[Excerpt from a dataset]
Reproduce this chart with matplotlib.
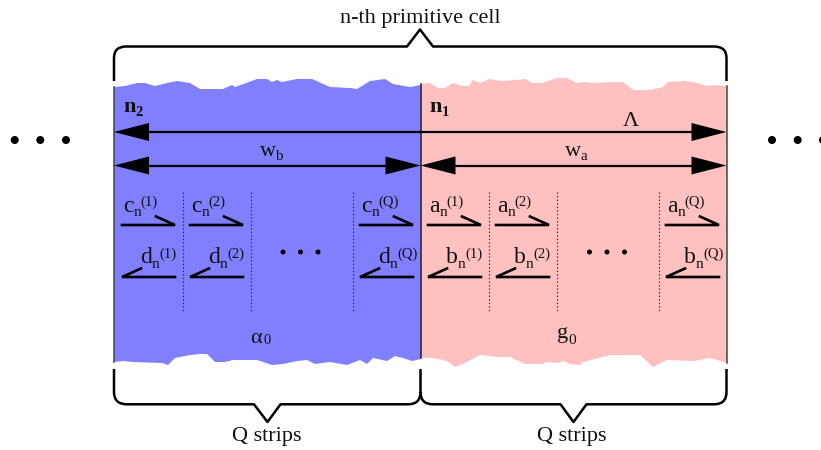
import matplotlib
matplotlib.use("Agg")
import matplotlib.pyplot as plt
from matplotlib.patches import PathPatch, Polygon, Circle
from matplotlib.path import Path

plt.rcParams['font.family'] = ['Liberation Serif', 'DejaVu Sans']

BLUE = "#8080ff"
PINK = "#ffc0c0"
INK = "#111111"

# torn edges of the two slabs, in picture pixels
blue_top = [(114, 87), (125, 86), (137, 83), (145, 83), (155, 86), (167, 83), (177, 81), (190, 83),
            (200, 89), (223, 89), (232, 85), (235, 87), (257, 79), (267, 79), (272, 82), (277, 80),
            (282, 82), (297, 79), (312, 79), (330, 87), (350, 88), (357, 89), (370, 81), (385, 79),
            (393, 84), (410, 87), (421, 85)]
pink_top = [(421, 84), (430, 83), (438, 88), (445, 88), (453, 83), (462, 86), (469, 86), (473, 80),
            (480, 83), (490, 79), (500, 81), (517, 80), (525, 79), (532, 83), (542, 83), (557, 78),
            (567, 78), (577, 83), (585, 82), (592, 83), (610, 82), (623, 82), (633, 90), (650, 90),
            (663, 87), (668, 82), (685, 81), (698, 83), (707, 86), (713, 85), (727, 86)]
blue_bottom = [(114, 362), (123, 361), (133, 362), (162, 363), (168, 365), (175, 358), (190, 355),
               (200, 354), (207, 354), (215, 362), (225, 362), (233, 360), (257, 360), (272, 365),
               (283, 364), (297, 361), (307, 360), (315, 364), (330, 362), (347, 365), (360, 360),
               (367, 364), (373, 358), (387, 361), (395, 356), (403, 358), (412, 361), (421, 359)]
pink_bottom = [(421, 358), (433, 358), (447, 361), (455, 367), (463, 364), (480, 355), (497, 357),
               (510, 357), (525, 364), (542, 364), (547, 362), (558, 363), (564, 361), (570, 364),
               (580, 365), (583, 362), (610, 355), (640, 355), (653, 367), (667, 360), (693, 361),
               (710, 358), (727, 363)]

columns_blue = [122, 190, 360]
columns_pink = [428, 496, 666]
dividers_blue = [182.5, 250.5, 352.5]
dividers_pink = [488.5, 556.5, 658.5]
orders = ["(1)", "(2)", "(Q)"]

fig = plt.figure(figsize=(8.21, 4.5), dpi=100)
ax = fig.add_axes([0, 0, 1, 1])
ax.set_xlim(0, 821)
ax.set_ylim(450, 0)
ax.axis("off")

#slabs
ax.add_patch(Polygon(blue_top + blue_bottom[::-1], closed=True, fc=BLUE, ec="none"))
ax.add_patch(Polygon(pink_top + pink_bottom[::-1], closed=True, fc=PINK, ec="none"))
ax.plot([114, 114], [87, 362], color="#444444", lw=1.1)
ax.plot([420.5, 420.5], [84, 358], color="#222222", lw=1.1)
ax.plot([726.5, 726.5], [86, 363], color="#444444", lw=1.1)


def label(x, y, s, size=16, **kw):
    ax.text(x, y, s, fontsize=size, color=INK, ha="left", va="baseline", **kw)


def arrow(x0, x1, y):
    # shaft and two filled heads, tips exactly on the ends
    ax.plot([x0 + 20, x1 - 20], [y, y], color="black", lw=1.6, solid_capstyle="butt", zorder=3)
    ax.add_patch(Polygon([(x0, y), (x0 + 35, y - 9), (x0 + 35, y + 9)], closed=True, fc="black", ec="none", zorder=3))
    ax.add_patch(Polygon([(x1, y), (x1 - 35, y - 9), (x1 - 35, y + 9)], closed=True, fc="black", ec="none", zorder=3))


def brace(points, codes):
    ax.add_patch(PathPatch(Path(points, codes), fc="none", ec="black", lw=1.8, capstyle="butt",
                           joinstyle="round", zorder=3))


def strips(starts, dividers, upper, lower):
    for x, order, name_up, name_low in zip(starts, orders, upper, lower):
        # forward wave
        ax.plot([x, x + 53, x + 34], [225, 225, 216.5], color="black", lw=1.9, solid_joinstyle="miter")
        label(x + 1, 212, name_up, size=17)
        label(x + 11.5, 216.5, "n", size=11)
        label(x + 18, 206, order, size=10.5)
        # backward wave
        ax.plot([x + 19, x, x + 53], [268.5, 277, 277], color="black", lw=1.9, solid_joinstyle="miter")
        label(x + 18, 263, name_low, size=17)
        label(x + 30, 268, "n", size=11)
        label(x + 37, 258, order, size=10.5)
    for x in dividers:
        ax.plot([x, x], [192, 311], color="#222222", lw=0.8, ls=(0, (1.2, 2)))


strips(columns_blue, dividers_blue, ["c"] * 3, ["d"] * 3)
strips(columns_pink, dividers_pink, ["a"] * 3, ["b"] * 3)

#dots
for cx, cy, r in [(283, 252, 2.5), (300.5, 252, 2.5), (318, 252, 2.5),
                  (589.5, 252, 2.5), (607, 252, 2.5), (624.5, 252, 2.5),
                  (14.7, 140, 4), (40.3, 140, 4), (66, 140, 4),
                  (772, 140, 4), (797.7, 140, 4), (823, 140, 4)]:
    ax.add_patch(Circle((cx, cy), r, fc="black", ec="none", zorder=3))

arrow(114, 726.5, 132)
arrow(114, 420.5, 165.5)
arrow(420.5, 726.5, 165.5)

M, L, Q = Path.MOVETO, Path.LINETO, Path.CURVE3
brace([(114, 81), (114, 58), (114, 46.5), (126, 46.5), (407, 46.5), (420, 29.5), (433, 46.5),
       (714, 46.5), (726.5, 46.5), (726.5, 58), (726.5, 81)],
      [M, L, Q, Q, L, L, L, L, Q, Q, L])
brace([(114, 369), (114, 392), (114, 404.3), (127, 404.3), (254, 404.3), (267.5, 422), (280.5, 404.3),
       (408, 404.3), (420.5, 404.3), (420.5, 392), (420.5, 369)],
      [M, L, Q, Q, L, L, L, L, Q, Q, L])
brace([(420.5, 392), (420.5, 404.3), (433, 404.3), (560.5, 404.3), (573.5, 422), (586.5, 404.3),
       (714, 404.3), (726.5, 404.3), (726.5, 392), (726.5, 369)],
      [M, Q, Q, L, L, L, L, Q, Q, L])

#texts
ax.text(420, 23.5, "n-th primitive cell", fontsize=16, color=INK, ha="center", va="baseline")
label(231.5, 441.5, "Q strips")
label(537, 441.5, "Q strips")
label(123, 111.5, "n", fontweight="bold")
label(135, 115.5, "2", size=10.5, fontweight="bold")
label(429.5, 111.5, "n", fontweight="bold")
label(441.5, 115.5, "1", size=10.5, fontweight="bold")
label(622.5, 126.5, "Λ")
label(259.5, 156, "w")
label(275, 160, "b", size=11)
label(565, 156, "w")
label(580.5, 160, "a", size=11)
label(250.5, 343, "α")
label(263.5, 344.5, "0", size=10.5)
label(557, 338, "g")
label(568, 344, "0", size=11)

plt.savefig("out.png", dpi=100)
* * *
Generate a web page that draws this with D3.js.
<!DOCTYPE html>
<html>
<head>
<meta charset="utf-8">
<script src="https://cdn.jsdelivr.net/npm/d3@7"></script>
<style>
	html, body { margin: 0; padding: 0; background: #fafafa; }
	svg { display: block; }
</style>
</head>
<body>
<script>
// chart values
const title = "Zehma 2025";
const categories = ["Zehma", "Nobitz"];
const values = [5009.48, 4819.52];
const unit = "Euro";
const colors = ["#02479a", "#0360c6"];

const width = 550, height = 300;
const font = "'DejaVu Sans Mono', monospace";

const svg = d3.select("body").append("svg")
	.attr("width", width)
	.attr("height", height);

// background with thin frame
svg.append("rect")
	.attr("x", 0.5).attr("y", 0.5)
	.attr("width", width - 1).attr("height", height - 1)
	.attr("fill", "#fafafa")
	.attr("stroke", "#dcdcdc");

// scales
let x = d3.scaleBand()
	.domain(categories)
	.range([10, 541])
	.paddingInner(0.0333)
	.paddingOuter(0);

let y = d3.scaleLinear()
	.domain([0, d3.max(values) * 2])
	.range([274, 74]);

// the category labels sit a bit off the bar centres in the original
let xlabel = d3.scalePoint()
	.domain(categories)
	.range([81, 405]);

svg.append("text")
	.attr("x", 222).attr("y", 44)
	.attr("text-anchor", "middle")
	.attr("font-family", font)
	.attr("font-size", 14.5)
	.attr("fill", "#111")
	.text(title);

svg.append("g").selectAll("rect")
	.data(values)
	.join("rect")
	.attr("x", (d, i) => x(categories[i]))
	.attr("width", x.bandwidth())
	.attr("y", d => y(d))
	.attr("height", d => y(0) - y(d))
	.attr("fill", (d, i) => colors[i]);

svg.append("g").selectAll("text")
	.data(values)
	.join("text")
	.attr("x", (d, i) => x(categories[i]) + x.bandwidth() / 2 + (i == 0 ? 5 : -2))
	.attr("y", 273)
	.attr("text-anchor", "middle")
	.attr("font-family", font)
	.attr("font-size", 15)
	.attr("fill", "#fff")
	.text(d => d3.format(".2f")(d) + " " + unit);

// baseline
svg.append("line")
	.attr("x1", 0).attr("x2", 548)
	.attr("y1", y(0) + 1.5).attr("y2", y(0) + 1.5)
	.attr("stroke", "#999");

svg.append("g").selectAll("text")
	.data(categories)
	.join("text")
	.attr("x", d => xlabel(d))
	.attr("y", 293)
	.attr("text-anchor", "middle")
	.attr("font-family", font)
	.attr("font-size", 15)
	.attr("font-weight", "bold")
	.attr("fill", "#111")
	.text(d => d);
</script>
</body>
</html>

(What the exercise asks): Gather each line in these records that contains the string "chart".

(Problem solution):
Reproduce this chart with matplotlib.
// chart values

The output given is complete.